Danny might have a better understanding of what actually happened in just about every major 20th century American conspiracy than anyone I've met.
And I know a lot of conspiratorial people.
Shout out Alex Jones.
So a lot of times think anthrax might have come from Mars.
What?
If you want to know who really killed JFK, watch this interview.
It's absolutely crazy.
Do you think that the CIA killed JFK?
I do know who did kill him.
Oswald could not have gotten off the number of shots.
This interview is an endless wellspring of mind-blowing facts from Danny.

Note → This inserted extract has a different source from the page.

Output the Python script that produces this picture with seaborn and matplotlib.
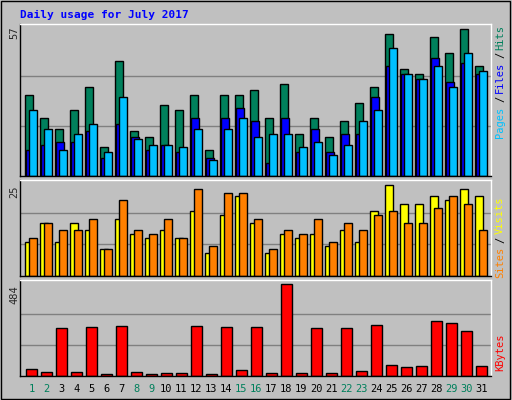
import numpy as np
import matplotlib
matplotlib.use("Agg")
import matplotlib.pyplot as plt
import seaborn as sns

days = list(range(1, 32))
hits = [31, 22, 18, 25, 34, 11, 44, 17, 15, 27, 25, 31, 10, 31, 31, 33, 22, 35, 16, 22, 15, 21, 28, 34, 54, 41, 39, 53, 47, 56, 42]
files = [10, 12, 13, 13, 17, 7, 20, 15, 10, 12, 9, 22, 7, 22, 26, 21, 5, 22, 9, 18, 9, 16, 16, 30, 42, 39, 37, 45, 36, 43, 39]
pages = [25, 18, 10, 16, 20, 9, 30, 14, 12, 12, 11, 18, 6, 18, 22, 15, 16, 16, 11, 13, 8, 12, 21, 25, 49, 39, 37, 42, 34, 47, 40]
visits = [9, 14, 9, 14, 12, 7, 15, 11, 10, 12, 10, 17, 6, 16, 21, 14, 6, 11, 10, 11, 8, 12, 9, 17, 24, 19, 19, 21, 20, 23, 21]
sites = [10, 14, 12, 12, 15, 7, 20, 12, 11, 15, 10, 23, 8, 22, 22, 15, 7, 12, 11, 15, 9, 14, 12, 16, 17, 14, 14, 18, 21, 19, 12]
kbytes = [39, 23, 250, 23, 255, 12, 260, 23, 12, 18, 18, 260, 12, 255, 33, 255, 18, 484, 18, 250, 18, 250, 28, 266, 60, 49, 55, 287, 276, 234, 55]
weekend = [1, 2, 8, 9, 15, 16, 22, 23, 29, 30]

sns.set_style("white")
plt.rcParams['font.family'] = ['DejaVu Sans Mono', 'DejaVu Sans']
BG = "#C0C0C0"
fig = plt.figure(figsize=(5.12, 4.0), dpi=100, facecolor=BG)
W, H = 512, 400

def mkax(top, bottom):
    ax = fig.add_axes([20 / W, 1 - bottom / H, 471 / W, (bottom - top) / H])
    ax.set_facecolor(BG)
    for s in ax.spines.values():
        s.set_color("black"); s.set_linewidth(1)
    ax.spines["top"].set_color("white"); ax.spines["right"].set_color("white")
    ax.set_xlim(0.267, 31.67)
    ax.set_xticks([]); ax.set_yticks([])
    return ax

x = np.array(days, dtype=float)
kw = dict(edgecolor="black", linewidth=1)

ax1 = mkax(24, 176)
ax1.set_ylim(0, 58)
for g in (19, 38):
    ax1.axhline(g, color="#808080", lw=1, zorder=0)
ax1.bar(x - 0.133, hits, width=0.53, color="#00805C", **kw)
ax1.bar(x - 0.05, files, width=0.53, color="#0000FF", **kw)
ax1.bar(x + 0.133, pages, width=0.5, color="#00C0FF", **kw)

ax2 = mkax(180, 276)
ax2.set_ylim(0, 25.3)
for g in (25 / 3, 50 / 3):
    ax2.axhline(g, color="#808080", lw=1, zorder=0)
ax2.bar(x - 0.133, visits, width=0.5, color="#FFFF00", **kw)
ax2.bar(x + 0.133, sites, width=0.5, color="#FF8000", **kw)

ax3 = mkax(280, 376)
ax3.set_ylim(0, 503)
for g in (484 / 3, 968 / 3):
    ax3.axhline(g, color="#808080", lw=1, zorder=0)
ax3.bar(x + 0.03, kbytes, width=0.69, color="#FF0000", **kw)
for d in days:
    ax3.text(d + 0.03, -13 / 96 * 503, str(d), ha="center", va="center", fontsize=7.5,
             color="#00805C" if d in weekend else "black")

fs = 7.5
fig.text(20 / W, 1 - 15 / H, "Daily usage for July 2017", color="#0000FF", fontsize=8,
         fontweight="bold", va="center", ha="left")
fig.text(14 / W, 1 - 33 / H, "57", rotation=90, ha="center", va="center", fontsize=fs)
fig.text(14 / W, 1 - 192 / H, "25", rotation=90, ha="center", va="center", fontsize=fs)
fig.text(14 / W, 1 - 295 / H, "484", rotation=90, ha="center", va="center", fontsize=fs)

def rtext(y, s, c):
    fig.text(500 / W, 1 - y / H, s, rotation=90, ha="center", va="center", fontsize=fs, color=c)
rtext(37, "Hits", "#00805C")
rtext(55, "/", "black")
rtext(77, "Files", "#0000FF")
rtext(99, "/", "black")
rtext(122, "Pages", "#00C0FF")
rtext(215, "Visits", "#FFFF00")
rtext(240, "/", "black")
rtext(262, "Sites", "#FF8000")
rtext(352, "KBytes", "#FF0000")

fig.patches.append(plt.Rectangle((0.002, 0.003), 0.994, 0.994, transform=fig.transFigure,
                                 fill=False, edgecolor="black", lw=1))
fig.savefig("out.png", dpi=100, facecolor=BG)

That the craft have built into it some kind of an AI capacity to respond telepathically to the control of the pilot.
That's the key to it all.
From American industrialists and financiers secretly funding.
the Nazis before World War II.
So that they wanted Hitler to establish this kind of fascist government, the economic theory
of which is you place all the instrumentalities of the government at the disposal of the
interests of the private corporations.
And the formation of the CIA as an extension of the great Gilded Age families.

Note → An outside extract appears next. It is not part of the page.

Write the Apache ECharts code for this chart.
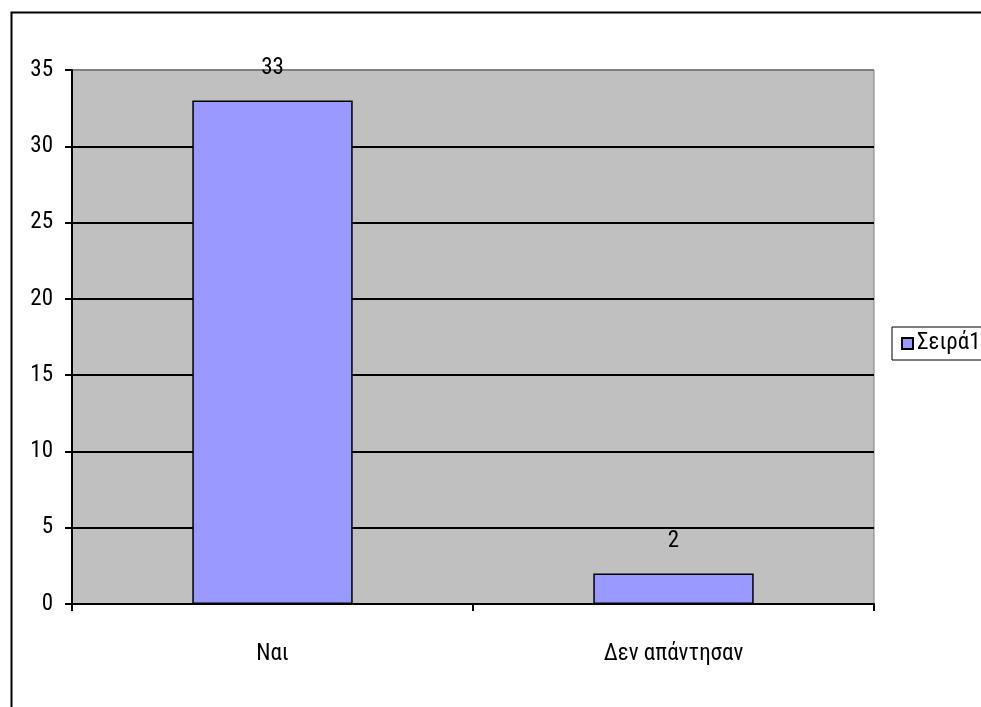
<!DOCTYPE html>
<html>
<head>
<meta charset="utf-8">
<script src="https://cdn.jsdelivr.net/npm/echarts@6/dist/echarts.min.js"></script>
<style>
  html, body { margin: 0; padding: 0; background: #fff; }
  #chart { width: 981px; height: 707px; }
</style>
</head>
<body>
<div id="chart"></div>
<script>
// Responses per answer
const categories = ['Ναι', 'Δεν απάντησαν'];
const seriesName = 'Σειρά1';
const values = [33, 2];
const yTicks = [0, 5, 10, 15, 20, 25, 30, 35];

const FONT = '"Roboto Condensed", "Liberation Sans", sans-serif';
const FONT_SIZE = 23;

const chart = echarts.init(document.getElementById('chart'), null, { renderer: 'canvas' });

// gridlines black, topmost one blends with the gray plot frame
const gridColors = yTicks.map((t, i) => (i === yTicks.length - 1 ? '#808080' : '#000000'));

chart.setOption({
  animation: false,
  backgroundColor: '#ffffff',
  textStyle: { fontFamily: FONT },
  graphic: [{
    type: 'rect',
    left: 9, top: 10,
    shape: { width: 1100, height: 800 },
    style: { fill: 'none', stroke: '#000', lineWidth: 2 },
    z: 100
  }],
  grid: {
    left: 72, top: 70, right: 107, bottom: 103,
    show: true,
    backgroundColor: '#c0c0c0',
    borderColor: '#808080',
    borderWidth: 1
  },
  legend: {
    left: 892, top: 327,
    orient: 'vertical',
    data: [seriesName],
    borderColor: '#000',
    borderWidth: 1,
    padding: [5, 30, 5, 9],
    itemWidth: 11, itemHeight: 11,
    itemGap: 6,
    textStyle: { fontSize: FONT_SIZE, color: '#000', fontFamily: FONT, padding: [0, 0, 0, -1] },
    icon: 'rect'
  },
  xAxis: {
    type: 'category',
    data: categories,
    axisLine: { lineStyle: { color: '#000', width: 2 } },
    axisTick: { show: true, length: 7, lineStyle: { color: '#000', width: 2 } },
    axisLabel: { fontSize: FONT_SIZE, color: '#000', margin: 39, fontFamily: FONT },
    splitLine: { show: false }
  },
  yAxis: {
    type: 'value',
    min: 0, max: 35, interval: 5,
    axisLine: { show: true, lineStyle: { color: '#000', width: 2 } },
    axisTick: { show: true, length: 7, lineStyle: { color: '#000', width: 2 } },
    axisLabel: { fontSize: FONT_SIZE, color: '#000', margin: 19, fontFamily: FONT },
    splitLine: { show: true, lineStyle: { color: gridColors, width: 2 } }
  },
  series: [{
    name: seriesName,
    type: 'bar',
    data: values,
    barWidth: '40%',
    itemStyle: { color: '#9999ff', borderColor: '#000', borderWidth: 1.5 },
    label: {
      show: true, position: 'top', distance: 21,
      fontSize: FONT_SIZE, color: '#000', fontFamily: FONT
    }
  }]
});
</script>
</body>
</html>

Because the Central Intelligence Agency was the brainchild of the people at Brown Brothers
Harriman.
Danny even sketches a photo of a UFO that he saw first hand in a classified facility.
in Washington while reviewing the Blue Book files for Jimmy Carter.

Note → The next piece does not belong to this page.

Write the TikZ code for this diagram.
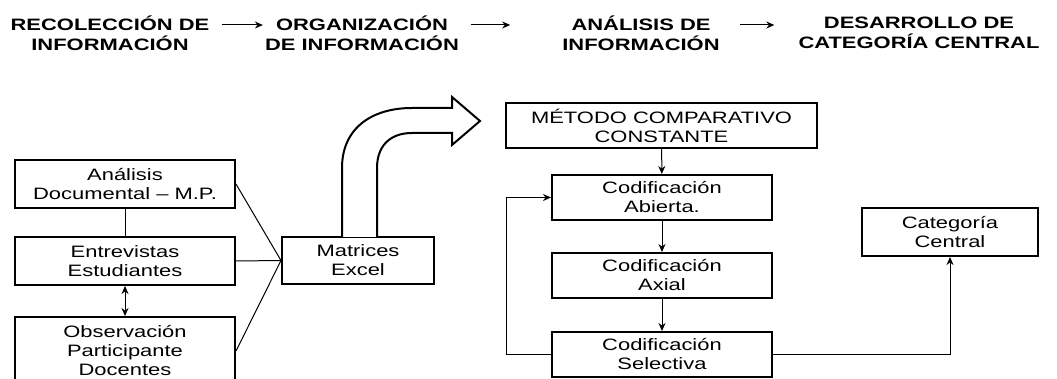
\documentclass[tikz,border=0pt]{standalone}
\usepackage{fontspec}
\setmainfont{Liberation Sans}[FakeStretch=1.33]
\usetikzlibrary{arrows.meta,positioning}

\tikzset{
  BoxStyle/.style={draw, line width=2pt, align=center, inner sep=0pt,
    font=\fontsize{16.5pt}{19pt}\selectfont},
  HeadStyle/.style={align=center, inner sep=0pt,
    font=\fontsize{16.5pt}{20pt}\selectfont\bfseries},
  LinkStyle/.style={line width=1pt},
  ArrowStyle/.style={LinkStyle, -{Stealth[length=8pt,width=7pt]}}
}

\begin{document}
\begin{tikzpicture}[x=1pt,y=-1pt]
  \useasboundingbox (0,0) rectangle (1057,379);

  % stages
  \node[HeadStyle] (recoleccion) at (110,33) {RECOLECCIÓN DE\\INFORMACIÓN};
  \node[HeadStyle] (organizacion) at (362,33) {ORGANIZACIÓN\\DE INFORMACIÓN};
  \node[HeadStyle] (analisisinf) at (641,33) {ANÁLISIS DE\\INFORMACIÓN};
  \node[HeadStyle] (desarrollo) at (919,33) {DESARROLLO DE\\CATEGORÍA CENTRAL};
  \draw[ArrowStyle] ([xshift=12pt]recoleccion.east |- 0,25) -- ([xshift=-2pt]organizacion.west |- 0,25);
  \draw[ArrowStyle] ([xshift=12pt]organizacion.east |- 0,25) -- ([xshift=-52pt]analisisinf.west |- 0,25);
  \draw[ArrowStyle] ([xshift=20pt]analisisinf.east |- 0,25) -- ([xshift=-24pt]desarrollo.west |- 0,25);

  % recoleccion
  \node[BoxStyle, minimum width=220pt, minimum height=48pt] (documental) at (125,184) {Análisis\\Documental -- M.P.};
  \node[BoxStyle, minimum width=220pt, minimum height=48pt] (entrevistas) at (125,261) {Entrevistas\\Estudiantes};
  \node[BoxStyle, minimum width=220pt, minimum height=68pt] (observacion) at (125,351) {Observación\\Participante\\Docentes};
  \node[BoxStyle, minimum width=152pt, minimum height=47pt] (matrices) at (358,260.5) {Matrices\\Excel};

  \draw[LinkStyle] (documental) -- (entrevistas);
  \draw[LinkStyle, {Stealth[length=8pt,width=7pt]}-{Stealth[length=8pt,width=7pt]}] (entrevistas) -- (observacion);
  \foreach \src in {documental,entrevistas,observacion}
    \draw[LinkStyle] (\src.east) -- (matrices.west);

  % curved block arrow
  \draw[line width=2pt, fill=white, line join=miter]
    (342,237) -- (342,168) .. controls (342,128) and (372,108) .. (412,108)
    -- (452,108) -- (452,97) -- (480,121) -- (452,145) -- (452,133) -- (412,133)
    .. controls (390,133) and (377,146) .. (377,168) -- (377,237);

  % analisis
  \node[BoxStyle, minimum width=311pt, minimum height=45pt] (metodo) at (661.5,125.5) {MÉTODO COMPARATIVO\\CONSTANTE};
  \node[BoxStyle, minimum width=220pt, minimum height=45pt] (abierta) at (662,197.5) {Codificación\\Abierta.};
  \node[BoxStyle, minimum width=220pt, minimum height=45pt] (axial) at (662,275.5) {Codificación\\Axial};
  \node[BoxStyle, minimum width=220pt, minimum height=45pt] (selectiva) at (662,354.5) {Codificación\\Selectiva};
  \node[BoxStyle, minimum width=176pt, minimum height=48pt] (categoria) at (950,232) {Categoría\\Central};

  \draw[ArrowStyle] (metodo) -- (abierta);
  \draw[ArrowStyle] (abierta) -- (axial);
  \draw[ArrowStyle] (axial) -- (selectiva);
  \draw[ArrowStyle] (selectiva.west) -- ++(-45,0) |- (abierta.west);
  \draw[ArrowStyle] (selectiva.east) -| (categoria.south);
\end{tikzpicture}
\end{document}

And finally, if you want a true understanding of the major players involved in the Watergate scandal,
look no further than this interview.
Danny's comprehensive knowledge of core American conspiracies is partly due to his involvement in like half of them as an attorney.
I was asked to be the attorney or Elron Hubbard.
I could be given access to every single document anywhere in the world in the internal files of the Church of Scientology.
I'm not kidding.
He was actually personally involved in the Watergate case,
the Pentagon Papers, Karen Silkwood,
and has personally represented UFO whistleblower Lou Elizondo,
Harvard Psychiatry Department Head,
and legendary UFO researcher John Mack,
and the notorious Dr. Stephen Greer.
So without further ado, sit back, relax,
and be prepared to stay up all night integrating your new worldview
after hearing from the man at the center of every American conspiracy, Daniel P. Sheehan.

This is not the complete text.